The Days opened up their own shop in 1987, operating out of an 8-by-16-foot shack while living in the old trailer behind it. They didn’t sell groceries, but, Joseph says, “We like to call ourselves the last of the old-time trading posts, even though we’re only 30 years old.”
While the fine collection of kachinas draws outsiders, the business focuses on Hopis and other Native American customers. The Days stock cottonwood root and mineral pigments for kachina carvers. There are fox skins and buckskins, deer hooves and turtle shells, as well as gourds for rattles and Hopi ceremonial textiles. Ninety percent of the baskets go to locals, who use them as a medium of exchange to pay for weddings and as prizes in ceremonial races.

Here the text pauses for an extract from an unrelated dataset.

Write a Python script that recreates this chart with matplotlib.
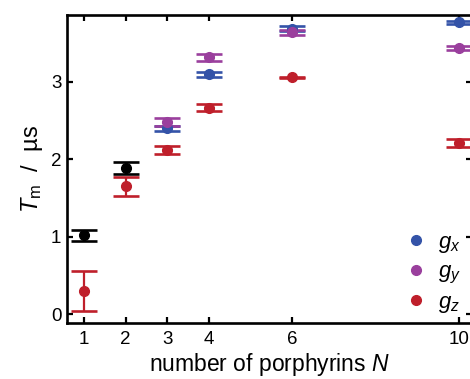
import matplotlib
matplotlib.use("Agg")
import matplotlib.pyplot as plt
from matplotlib.lines import Line2D

plt.rcParams['font.family'] = ['Liberation Sans', 'DejaVu Sans']
plt.rcParams['mathtext.fontset'] = 'custom'
plt.rcParams['mathtext.rm'] = 'Liberation Sans'
plt.rcParams['mathtext.it'] = 'Liberation Sans:italic'

# Phase-memory times vs. ring size
n_black = [1, 2]
tm_black = [1.02, 1.89]
err_black = [0.07, 0.075]

n_orient = [3, 4, 6, 10]
tm_gx = [2.40, 3.10, 3.69, 3.77]
err_gx = [0.035, 0.03, 0.03, 0.02]
tm_gy = [2.48, 3.32, 3.64, 3.44]
err_gy = [0.055, 0.045, 0.03, 0.03]

n_gz = [1, 2, 3, 4, 6, 10]
tm_gz = [0.30, 1.65, 2.12, 2.67, 3.06, 2.21]
err_gz = [0.26, 0.125, 0.055, 0.04, 0.01, 0.05]

x_ticks = [1, 2, 3, 4, 6, 10]
y_ticks = [0, 1, 2, 3]

c_x = '#3453a8'
c_y = '#9a3f9d'
c_z = '#bf1f2b'

fig = plt.figure(figsize=(4.70, 3.79), dpi=100)
ax = fig.add_axes([0.1426, 0.1478, 0.8617, 0.8126])

eb = dict(fmt='o', ms=7.0, elinewidth=1.6, capsize=9.7, capthick=1.9)
ax.errorbar(n_black, tm_black, yerr=err_black, color='black', **eb)
ax.errorbar(n_orient, tm_gx, yerr=err_gx, color=c_x, **eb)
ax.errorbar(n_orient, tm_gy, yerr=err_gy, color=c_y, **eb)
ax.errorbar(n_gz, tm_gz, yerr=err_gz, color=c_z, **eb)

ax.set_xlim(0.592, 10.312)
ax.set_ylim(-0.116, 3.866)
ax.set_xticks(x_ticks)
ax.set_yticks(y_ticks)
ax.tick_params(direction='in', length=4, width=1.6, labelsize=13.5,
               top=True, right=True, pad=6)
ax.tick_params(axis='y', pad=4)
for s in ax.spines.values():
    s.set_linewidth(1.9)

ax.set_xlabel('number of porphyrins $\\mathit{N}$', fontsize=16.5, labelpad=2)
ax.set_ylabel('$T_\\mathrm{m}$  /  µs', fontsize=17, labelpad=4)

handles = [Line2D([], [], ls='none', marker='o', ms=7, color=c)
           for c in (c_x, c_y, c_z)]
labels = ['$g_x$', '$g_y$', '$g_z$']
ax.legend(handles, labels, loc='lower left', bbox_to_anchor=(0.834, 0.139),
          bbox_transform=fig.transFigure, frameon=False, fontsize=16,
          handletextpad=0.35, labelspacing=0.28, borderpad=0, handlelength=1.2)

fig.savefig('out.png', dpi=100)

Thanks to what Joseph calls “the Moccasin Telegraph,” customers from far beyond the Hopi mesas find the store, from a war chief from Jemez Pueblo looking for pigments to a couple of Apaches up from San Carlos needing buckskins.

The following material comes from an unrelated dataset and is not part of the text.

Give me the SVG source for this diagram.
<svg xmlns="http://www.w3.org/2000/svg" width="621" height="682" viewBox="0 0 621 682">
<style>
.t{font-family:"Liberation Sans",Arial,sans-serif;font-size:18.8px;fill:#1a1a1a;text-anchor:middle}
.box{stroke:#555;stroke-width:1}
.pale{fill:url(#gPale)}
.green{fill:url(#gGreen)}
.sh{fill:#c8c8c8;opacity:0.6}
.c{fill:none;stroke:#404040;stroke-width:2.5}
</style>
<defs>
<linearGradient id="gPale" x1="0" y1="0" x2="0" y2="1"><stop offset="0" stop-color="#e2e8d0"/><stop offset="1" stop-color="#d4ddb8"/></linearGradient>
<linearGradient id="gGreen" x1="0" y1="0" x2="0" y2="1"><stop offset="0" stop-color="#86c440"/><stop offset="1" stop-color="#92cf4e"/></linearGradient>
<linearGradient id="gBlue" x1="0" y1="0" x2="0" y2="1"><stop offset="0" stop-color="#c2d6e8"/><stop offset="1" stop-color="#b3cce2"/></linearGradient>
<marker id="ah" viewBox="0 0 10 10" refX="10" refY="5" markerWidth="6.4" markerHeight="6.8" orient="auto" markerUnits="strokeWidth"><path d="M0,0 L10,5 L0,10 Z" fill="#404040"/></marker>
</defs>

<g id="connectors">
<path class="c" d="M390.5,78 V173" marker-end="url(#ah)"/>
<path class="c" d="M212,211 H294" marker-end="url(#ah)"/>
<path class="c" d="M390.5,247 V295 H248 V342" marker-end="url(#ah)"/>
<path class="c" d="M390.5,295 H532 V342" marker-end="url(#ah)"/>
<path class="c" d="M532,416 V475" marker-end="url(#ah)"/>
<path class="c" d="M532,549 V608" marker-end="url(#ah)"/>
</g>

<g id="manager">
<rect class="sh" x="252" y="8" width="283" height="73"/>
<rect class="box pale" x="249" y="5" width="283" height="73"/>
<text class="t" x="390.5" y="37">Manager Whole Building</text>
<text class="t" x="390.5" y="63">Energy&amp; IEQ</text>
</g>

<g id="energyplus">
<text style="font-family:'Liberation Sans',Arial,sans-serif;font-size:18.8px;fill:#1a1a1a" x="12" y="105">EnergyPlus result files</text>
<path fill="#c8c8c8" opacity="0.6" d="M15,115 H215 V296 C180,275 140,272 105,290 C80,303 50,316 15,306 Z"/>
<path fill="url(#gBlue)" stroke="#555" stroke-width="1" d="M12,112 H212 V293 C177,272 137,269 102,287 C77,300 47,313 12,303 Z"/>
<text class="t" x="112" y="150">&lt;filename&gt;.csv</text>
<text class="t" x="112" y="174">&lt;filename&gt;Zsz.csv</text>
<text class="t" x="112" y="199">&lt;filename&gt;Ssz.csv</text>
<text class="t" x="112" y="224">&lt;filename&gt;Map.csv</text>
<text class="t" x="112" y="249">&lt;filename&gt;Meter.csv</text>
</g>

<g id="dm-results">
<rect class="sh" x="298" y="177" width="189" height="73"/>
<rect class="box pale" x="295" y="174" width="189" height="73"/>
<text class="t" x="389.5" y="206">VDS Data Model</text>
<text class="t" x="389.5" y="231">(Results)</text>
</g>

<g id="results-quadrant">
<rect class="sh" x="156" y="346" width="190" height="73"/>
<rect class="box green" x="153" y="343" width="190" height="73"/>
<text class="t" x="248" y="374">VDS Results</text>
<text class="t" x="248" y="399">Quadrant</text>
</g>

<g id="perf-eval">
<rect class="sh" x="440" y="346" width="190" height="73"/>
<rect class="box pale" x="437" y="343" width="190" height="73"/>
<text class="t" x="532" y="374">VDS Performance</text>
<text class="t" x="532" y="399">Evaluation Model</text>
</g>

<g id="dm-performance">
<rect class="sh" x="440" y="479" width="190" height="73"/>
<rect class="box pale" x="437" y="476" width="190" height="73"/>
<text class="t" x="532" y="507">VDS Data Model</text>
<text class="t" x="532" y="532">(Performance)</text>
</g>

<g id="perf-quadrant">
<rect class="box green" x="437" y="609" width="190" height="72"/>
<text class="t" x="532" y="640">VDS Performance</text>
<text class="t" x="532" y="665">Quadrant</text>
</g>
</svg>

After a lunch of green chile pozole, Janice comes in and out, showing Joseph kachinas that carvers want to sell. The Days help keep alive a timeless Southwestern trading tradition, but though some of the old ways endure, Joseph has few illusions that things won’t continue to change.
“Tell you a story,” he says. “Old Navajo man walks in. Face like a wrinkled-up brown paper bag. Old man. Real old. He’s got what must have been his great-granddaughter interpreting for him. He’s looking for moccasins. We got the pair he needs. We got his size. He’s standing there. A little short guy. He reaches into his jeans, and we know he’s going to pull out, in traditional Navajo style, a wrinkled-up $100 bill. Dude pulls out his debit card.
“You know what happened to trading posts? The late 20th and early 21st century happened to trading posts.”